Go through the listing and return every line with "that" in it.

(Part of a data file)

begin

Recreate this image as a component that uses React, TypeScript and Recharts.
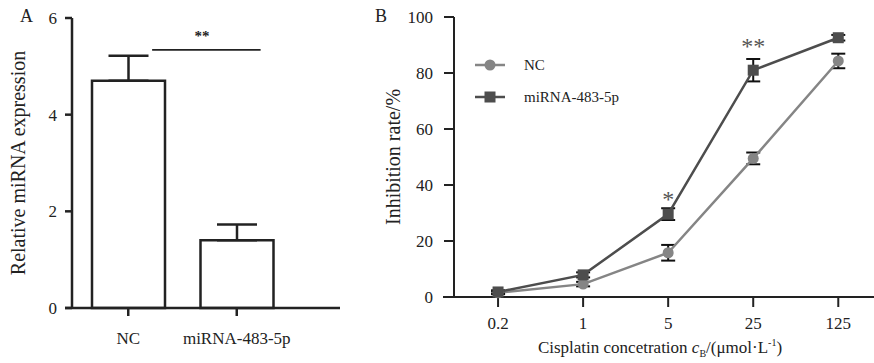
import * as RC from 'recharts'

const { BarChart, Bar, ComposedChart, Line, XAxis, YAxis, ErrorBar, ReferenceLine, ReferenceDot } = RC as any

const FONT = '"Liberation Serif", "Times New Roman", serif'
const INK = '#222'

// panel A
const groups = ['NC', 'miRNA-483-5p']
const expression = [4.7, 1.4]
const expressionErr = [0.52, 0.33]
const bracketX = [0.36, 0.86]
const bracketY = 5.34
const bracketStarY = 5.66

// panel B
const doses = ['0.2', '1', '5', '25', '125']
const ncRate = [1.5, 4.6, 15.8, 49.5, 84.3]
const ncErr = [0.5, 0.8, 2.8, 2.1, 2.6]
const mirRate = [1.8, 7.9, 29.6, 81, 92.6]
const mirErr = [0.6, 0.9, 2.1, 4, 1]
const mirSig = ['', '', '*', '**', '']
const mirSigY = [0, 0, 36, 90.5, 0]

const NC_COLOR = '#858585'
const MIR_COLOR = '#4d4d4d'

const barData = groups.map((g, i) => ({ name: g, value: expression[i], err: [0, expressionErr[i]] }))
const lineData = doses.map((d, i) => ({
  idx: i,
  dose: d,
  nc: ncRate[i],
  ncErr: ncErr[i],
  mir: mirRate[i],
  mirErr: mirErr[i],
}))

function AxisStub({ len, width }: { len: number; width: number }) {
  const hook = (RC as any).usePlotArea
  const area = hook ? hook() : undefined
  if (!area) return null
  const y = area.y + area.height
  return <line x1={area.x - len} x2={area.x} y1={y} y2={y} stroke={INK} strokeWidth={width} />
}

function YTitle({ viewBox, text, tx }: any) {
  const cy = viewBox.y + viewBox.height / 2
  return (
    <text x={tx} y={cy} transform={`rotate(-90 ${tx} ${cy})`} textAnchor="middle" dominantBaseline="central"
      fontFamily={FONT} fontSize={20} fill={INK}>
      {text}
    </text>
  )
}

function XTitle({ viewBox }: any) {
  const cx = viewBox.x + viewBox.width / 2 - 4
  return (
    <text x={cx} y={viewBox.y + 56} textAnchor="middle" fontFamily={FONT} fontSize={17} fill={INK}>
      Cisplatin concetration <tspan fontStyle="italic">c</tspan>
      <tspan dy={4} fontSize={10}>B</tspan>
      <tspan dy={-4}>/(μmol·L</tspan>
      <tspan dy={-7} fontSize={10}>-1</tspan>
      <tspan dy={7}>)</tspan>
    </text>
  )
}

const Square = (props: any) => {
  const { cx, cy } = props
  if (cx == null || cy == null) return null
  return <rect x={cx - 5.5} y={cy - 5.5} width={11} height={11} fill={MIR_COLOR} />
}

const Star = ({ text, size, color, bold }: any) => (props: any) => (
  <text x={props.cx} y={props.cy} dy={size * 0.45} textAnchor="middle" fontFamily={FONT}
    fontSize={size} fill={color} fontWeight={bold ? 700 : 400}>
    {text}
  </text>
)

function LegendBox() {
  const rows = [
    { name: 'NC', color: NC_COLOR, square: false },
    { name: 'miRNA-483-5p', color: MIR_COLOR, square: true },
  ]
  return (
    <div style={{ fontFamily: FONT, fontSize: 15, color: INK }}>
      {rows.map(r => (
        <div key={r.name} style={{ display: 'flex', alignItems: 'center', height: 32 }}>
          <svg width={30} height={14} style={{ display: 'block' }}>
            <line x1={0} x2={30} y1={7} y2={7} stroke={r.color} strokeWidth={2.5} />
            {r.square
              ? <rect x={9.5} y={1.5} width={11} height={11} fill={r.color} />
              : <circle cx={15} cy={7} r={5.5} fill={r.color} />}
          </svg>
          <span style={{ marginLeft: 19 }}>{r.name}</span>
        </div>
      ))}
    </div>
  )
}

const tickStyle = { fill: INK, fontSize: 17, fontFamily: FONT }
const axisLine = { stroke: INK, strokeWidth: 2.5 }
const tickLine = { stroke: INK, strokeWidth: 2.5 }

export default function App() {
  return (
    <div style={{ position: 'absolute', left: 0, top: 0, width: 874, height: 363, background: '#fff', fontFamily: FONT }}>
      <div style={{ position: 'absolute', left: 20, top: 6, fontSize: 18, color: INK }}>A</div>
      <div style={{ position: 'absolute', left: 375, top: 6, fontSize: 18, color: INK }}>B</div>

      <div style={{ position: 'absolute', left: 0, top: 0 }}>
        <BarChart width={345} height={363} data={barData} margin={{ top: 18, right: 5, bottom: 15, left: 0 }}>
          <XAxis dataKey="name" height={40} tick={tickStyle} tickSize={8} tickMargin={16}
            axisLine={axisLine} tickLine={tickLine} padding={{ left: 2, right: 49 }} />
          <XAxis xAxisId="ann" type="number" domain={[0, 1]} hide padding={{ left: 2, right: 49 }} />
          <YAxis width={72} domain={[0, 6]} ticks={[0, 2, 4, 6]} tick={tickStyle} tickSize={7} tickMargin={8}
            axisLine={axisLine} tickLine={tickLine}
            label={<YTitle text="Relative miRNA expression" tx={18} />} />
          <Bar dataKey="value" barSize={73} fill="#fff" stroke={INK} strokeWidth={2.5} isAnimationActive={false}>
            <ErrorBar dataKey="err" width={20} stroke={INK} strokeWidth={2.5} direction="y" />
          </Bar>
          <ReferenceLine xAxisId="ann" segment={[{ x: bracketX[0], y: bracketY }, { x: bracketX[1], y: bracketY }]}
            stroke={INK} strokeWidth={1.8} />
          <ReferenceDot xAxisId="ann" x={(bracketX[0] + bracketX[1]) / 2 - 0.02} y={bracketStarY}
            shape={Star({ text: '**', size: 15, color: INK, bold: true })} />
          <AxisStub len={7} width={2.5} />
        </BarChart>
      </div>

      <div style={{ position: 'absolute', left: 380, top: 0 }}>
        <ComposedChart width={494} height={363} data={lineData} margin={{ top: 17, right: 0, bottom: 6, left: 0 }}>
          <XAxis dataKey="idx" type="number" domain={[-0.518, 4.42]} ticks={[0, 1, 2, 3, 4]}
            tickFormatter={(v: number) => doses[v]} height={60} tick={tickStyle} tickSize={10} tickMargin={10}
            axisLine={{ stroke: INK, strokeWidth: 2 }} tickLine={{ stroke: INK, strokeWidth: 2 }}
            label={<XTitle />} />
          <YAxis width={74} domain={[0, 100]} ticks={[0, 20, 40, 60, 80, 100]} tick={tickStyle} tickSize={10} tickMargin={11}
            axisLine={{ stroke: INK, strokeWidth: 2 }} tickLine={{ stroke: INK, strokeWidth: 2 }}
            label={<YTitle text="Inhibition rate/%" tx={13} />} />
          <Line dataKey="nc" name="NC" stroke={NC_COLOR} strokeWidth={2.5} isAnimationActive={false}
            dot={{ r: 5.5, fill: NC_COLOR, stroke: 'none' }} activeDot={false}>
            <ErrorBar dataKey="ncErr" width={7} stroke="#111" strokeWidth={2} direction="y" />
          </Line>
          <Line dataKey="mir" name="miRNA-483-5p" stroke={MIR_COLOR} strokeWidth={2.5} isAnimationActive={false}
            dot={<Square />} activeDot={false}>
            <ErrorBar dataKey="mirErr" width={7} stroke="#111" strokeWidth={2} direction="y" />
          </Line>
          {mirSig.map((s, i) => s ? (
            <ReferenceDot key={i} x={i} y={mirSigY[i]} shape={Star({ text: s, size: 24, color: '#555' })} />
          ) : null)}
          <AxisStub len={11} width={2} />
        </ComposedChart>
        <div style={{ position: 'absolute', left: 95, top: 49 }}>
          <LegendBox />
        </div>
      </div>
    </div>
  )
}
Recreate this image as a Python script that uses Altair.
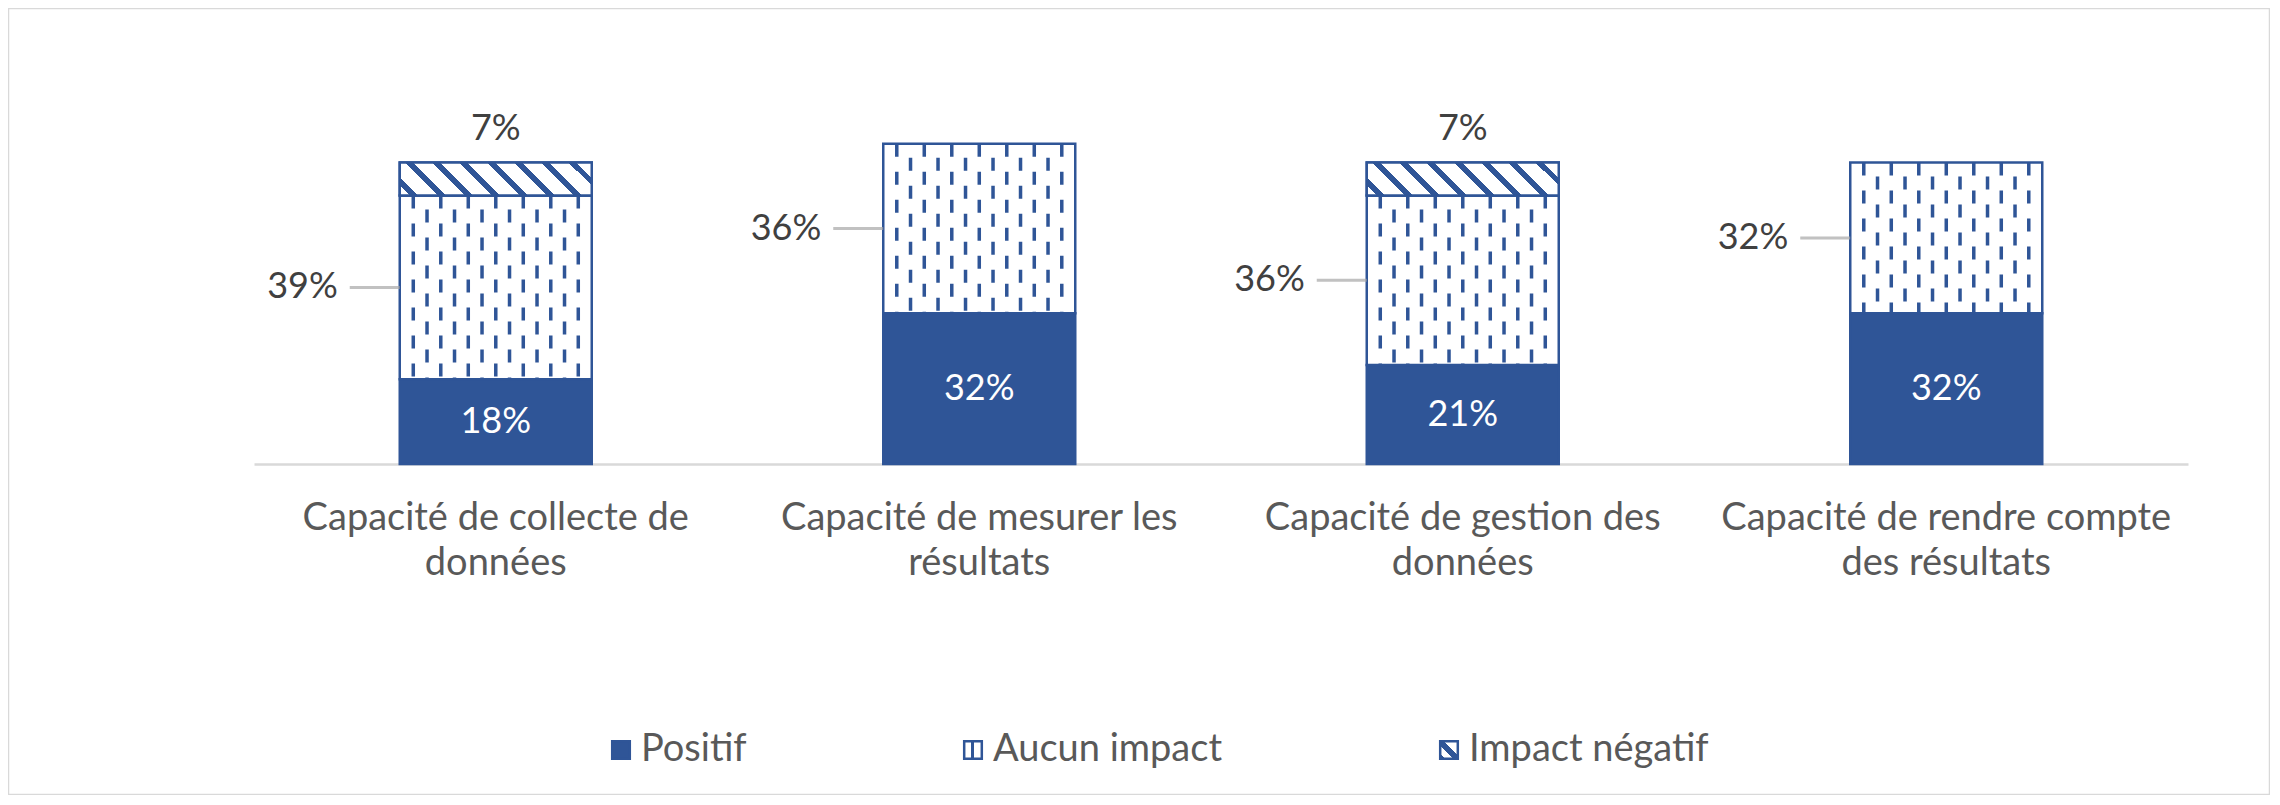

end

Solution:
Recreate this image as a component that uses React, TypeScript and Recharts.
Recreate this image as a Python script that uses Altair.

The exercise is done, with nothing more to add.